◆ **WHAT TO DO**
Will you write out the data exactly, excluding every picture?

◆ **DATA**
start

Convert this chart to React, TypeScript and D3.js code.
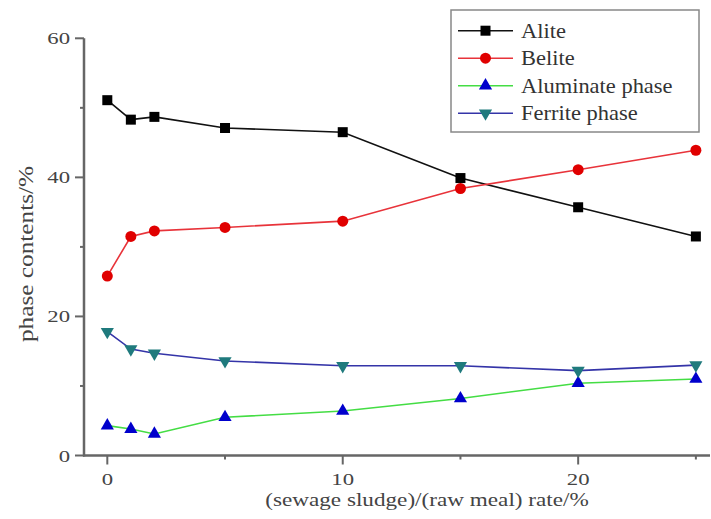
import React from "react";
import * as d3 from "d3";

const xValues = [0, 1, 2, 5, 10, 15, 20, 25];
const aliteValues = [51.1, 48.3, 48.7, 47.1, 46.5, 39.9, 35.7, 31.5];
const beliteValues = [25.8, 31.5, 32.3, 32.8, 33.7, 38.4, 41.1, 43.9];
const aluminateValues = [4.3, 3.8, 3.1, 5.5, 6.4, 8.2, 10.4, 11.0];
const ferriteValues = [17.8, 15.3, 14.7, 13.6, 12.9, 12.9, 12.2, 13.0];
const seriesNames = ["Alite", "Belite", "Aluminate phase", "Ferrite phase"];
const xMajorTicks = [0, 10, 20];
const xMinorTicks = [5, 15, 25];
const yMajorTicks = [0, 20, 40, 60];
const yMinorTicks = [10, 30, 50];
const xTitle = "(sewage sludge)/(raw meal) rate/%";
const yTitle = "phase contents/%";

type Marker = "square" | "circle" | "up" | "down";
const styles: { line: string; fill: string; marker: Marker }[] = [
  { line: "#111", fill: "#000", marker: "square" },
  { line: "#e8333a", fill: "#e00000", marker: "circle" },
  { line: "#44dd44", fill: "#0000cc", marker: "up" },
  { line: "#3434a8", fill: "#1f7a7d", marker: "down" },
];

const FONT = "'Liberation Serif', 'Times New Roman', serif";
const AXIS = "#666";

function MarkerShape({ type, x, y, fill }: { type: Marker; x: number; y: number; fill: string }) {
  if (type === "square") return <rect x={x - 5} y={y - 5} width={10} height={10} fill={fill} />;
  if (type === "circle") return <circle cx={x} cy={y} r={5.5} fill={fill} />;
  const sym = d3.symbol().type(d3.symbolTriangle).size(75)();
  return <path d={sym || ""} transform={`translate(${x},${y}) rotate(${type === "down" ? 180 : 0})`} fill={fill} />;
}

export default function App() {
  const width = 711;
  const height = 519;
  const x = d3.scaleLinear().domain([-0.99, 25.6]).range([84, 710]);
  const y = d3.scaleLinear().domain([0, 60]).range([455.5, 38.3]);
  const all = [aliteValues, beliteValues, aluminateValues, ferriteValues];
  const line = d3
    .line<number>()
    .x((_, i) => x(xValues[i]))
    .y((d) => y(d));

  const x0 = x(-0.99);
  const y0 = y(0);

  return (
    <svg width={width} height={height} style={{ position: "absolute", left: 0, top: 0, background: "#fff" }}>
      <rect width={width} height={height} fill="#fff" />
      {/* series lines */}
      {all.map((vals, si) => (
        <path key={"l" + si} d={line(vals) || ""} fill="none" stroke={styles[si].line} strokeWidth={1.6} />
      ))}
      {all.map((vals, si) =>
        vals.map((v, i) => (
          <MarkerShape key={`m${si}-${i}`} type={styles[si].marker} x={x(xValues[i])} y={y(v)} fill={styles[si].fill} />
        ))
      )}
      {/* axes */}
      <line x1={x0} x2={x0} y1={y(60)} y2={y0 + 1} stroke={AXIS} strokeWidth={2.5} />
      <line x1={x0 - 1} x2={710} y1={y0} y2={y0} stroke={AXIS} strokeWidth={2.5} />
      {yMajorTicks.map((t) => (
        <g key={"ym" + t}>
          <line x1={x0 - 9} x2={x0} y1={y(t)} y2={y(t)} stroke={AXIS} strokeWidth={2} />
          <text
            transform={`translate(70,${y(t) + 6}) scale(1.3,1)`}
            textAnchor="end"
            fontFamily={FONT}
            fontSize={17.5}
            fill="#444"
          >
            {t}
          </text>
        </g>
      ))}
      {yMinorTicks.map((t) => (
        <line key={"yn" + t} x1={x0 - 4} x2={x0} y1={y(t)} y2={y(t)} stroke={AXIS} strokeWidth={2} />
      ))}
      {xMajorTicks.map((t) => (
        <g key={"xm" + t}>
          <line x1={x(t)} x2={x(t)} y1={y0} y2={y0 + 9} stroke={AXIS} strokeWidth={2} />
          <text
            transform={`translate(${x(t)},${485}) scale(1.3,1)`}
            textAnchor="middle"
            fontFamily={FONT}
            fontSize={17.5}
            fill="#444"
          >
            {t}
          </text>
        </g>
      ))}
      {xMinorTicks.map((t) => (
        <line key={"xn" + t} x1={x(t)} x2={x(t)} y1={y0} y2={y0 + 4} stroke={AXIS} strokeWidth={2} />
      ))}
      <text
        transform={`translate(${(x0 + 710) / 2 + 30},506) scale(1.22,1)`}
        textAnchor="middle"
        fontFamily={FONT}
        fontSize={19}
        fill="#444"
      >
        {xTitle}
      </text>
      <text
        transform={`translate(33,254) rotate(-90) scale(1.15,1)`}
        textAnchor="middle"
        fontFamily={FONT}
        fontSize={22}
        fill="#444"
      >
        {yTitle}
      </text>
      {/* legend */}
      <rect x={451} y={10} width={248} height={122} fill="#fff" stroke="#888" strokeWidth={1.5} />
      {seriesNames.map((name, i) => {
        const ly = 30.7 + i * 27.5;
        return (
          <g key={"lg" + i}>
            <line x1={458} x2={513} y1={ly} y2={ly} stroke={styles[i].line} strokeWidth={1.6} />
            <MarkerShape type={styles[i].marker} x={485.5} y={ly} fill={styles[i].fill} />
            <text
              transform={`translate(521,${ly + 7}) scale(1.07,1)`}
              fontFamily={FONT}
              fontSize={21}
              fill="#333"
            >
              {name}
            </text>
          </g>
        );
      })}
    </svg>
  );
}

end

◆ **FULL RESPONSE**
Convert this chart to React, TypeScript and D3.js code.
import React from "react";
import * as d3 from "d3";

const xValues = [0, 1, 2, 5, 10, 15, 20, 25];
const aliteValues = [51.1, 48.3, 48.7, 47.1, 46.5, 39.9, 35.7, 31.5];
const beliteValues = [25.8, 31.5, 32.3, 32.8, 33.7, 38.4, 41.1, 43.9];
const aluminateValues = [4.3, 3.8, 3.1, 5.5, 6.4, 8.2, 10.4, 11.0];
const ferriteValues = [17.8, 15.3, 14.7, 13.6, 12.9, 12.9, 12.2, 13.0];
const seriesNames = ["Alite", "Belite", "Aluminate phase", "Ferrite phase"];
const xMajorTicks = [0, 10, 20];
const xMinorTicks = [5, 15, 25];
const yMajorTicks = [0, 20, 40, 60];
const yMinorTicks = [10, 30, 50];
const xTitle = "(sewage sludge)/(raw meal) rate/%";
const yTitle = "phase contents/%";

type Marker = "square" | "circle" | "up" | "down";
const styles: { line: string; fill: string; marker: Marker }[] = [
  { line: "#111", fill: "#000", marker: "square" },
  { line: "#e8333a", fill: "#e00000", marker: "circle" },
  { line: "#44dd44", fill: "#0000cc", marker: "up" },
  { line: "#3434a8", fill: "#1f7a7d", marker: "down" },
];

const FONT = "'Liberation Serif', 'Times New Roman', serif";
const AXIS = "#666";

function MarkerShape({ type, x, y, fill }: { type: Marker; x: number; y: number; fill: string }) {
  if (type === "square") return <rect x={x - 5} y={y - 5} width={10} height={10} fill={fill} />;
  if (type === "circle") return <circle cx={x} cy={y} r={5.5} fill={fill} />;
  const sym = d3.symbol().type(d3.symbolTriangle).size(75)();
  return <path d={sym || ""} transform={`translate(${x},${y}) rotate(${type === "down" ? 180 : 0})`} fill={fill} />;
}

export default function App() {
  const width = 711;
  const height = 519;
  const x = d3.scaleLinear().domain([-0.99, 25.6]).range([84, 710]);
  const y = d3.scaleLinear().domain([0, 60]).range([455.5, 38.3]);
  const all = [aliteValues, beliteValues, aluminateValues, ferriteValues];
  const line = d3
    .line<number>()
    .x((_, i) => x(xValues[i]))
    .y((d) => y(d));

  const x0 = x(-0.99);
  const y0 = y(0);

  return (
    <svg width={width} height={height} style={{ position: "absolute", left: 0, top: 0, background: "#fff" }}>
      <rect width={width} height={height} fill="#fff" />
      {/* series lines */}
      {all.map((vals, si) => (
        <path key={"l" + si} d={line(vals) || ""} fill="none" stroke={styles[si].line} strokeWidth={1.6} />
      ))}
      {all.map((vals, si) =>
        vals.map((v, i) => (
          <MarkerShape key={`m${si}-${i}`} type={styles[si].marker} x={x(xValues[i])} y={y(v)} fill={styles[si].fill} />
        ))
      )}
      {/* axes */}
      <line x1={x0} x2={x0} y1={y(60)} y2={y0 + 1} stroke={AXIS} strokeWidth={2.5} />
      <line x1={x0 - 1} x2={710} y1={y0} y2={y0} stroke={AXIS} strokeWidth={2.5} />
      {yMajorTicks.map((t) => (
        <g key={"ym" + t}>
          <line x1={x0 - 9} x2={x0} y1={y(t)} y2={y(t)} stroke={AXIS} strokeWidth={2} />
          <text
            transform={`translate(70,${y(t) + 6}) scale(1.3,1)`}
            textAnchor="end"
            fontFamily={FONT}
            fontSize={17.5}
            fill="#444"
          >
            {t}
          </text>
        </g>
      ))}
      {yMinorTicks.map((t) => (
        <line key={"yn" + t} x1={x0 - 4} x2={x0} y1={y(t)} y2={y(t)} stroke={AXIS} strokeWidth={2} />
      ))}
      {xMajorTicks.map((t) => (
        <g key={"xm" + t}>
          <line x1={x(t)} x2={x(t)} y1={y0} y2={y0 + 9} stroke={AXIS} strokeWidth={2} />
          <text
            transform={`translate(${x(t)},${485}) scale(1.3,1)`}
            textAnchor="middle"
            fontFamily={FONT}
            fontSize={17.5}
            fill="#444"
          >
            {t}
          </text>
        </g>
      ))}
      {xMinorTicks.map((t) => (
        <line key={"xn" + t} x1={x(t)} x2={x(t)} y1={y0} y2={y0 + 4} stroke={AXIS} strokeWidth={2} />
      ))}
      <text
        transform={`translate(${(x0 + 710) / 2 + 30},506) scale(1.22,1)`}
        textAnchor="middle"
        fontFamily={FONT}
        fontSize={19}
        fill="#444"
      >
        {xTitle}
      </text>
      <text
        transform={`translate(33,254) rotate(-90) scale(1.15,1)`}
        textAnchor="middle"
        fontFamily={FONT}
        fontSize={22}
        fill="#444"
      >
        {yTitle}
      </text>
      {/* legend */}
      <rect x={451} y={10} width={248} height={122} fill="#fff" stroke="#888" strokeWidth={1.5} />
      {seriesNames.map((name, i) => {
        const ly = 30.7 + i * 27.5;
        return (
          <g key={"lg" + i}>
            <line x1={458} x2={513} y1={ly} y2={ly} stroke={styles[i].line} strokeWidth={1.6} />
            <MarkerShape type={styles[i].marker} x={485.5} y={ly} fill={styles[i].fill} />
            <text
              transform={`translate(521,${ly + 7}) scale(1.07,1)`}
              fontFamily={FONT}
              fontSize={21}
              fill="#333"
            >
              {name}
            </text>
          </g>
        );
      })}
    </svg>
  );
}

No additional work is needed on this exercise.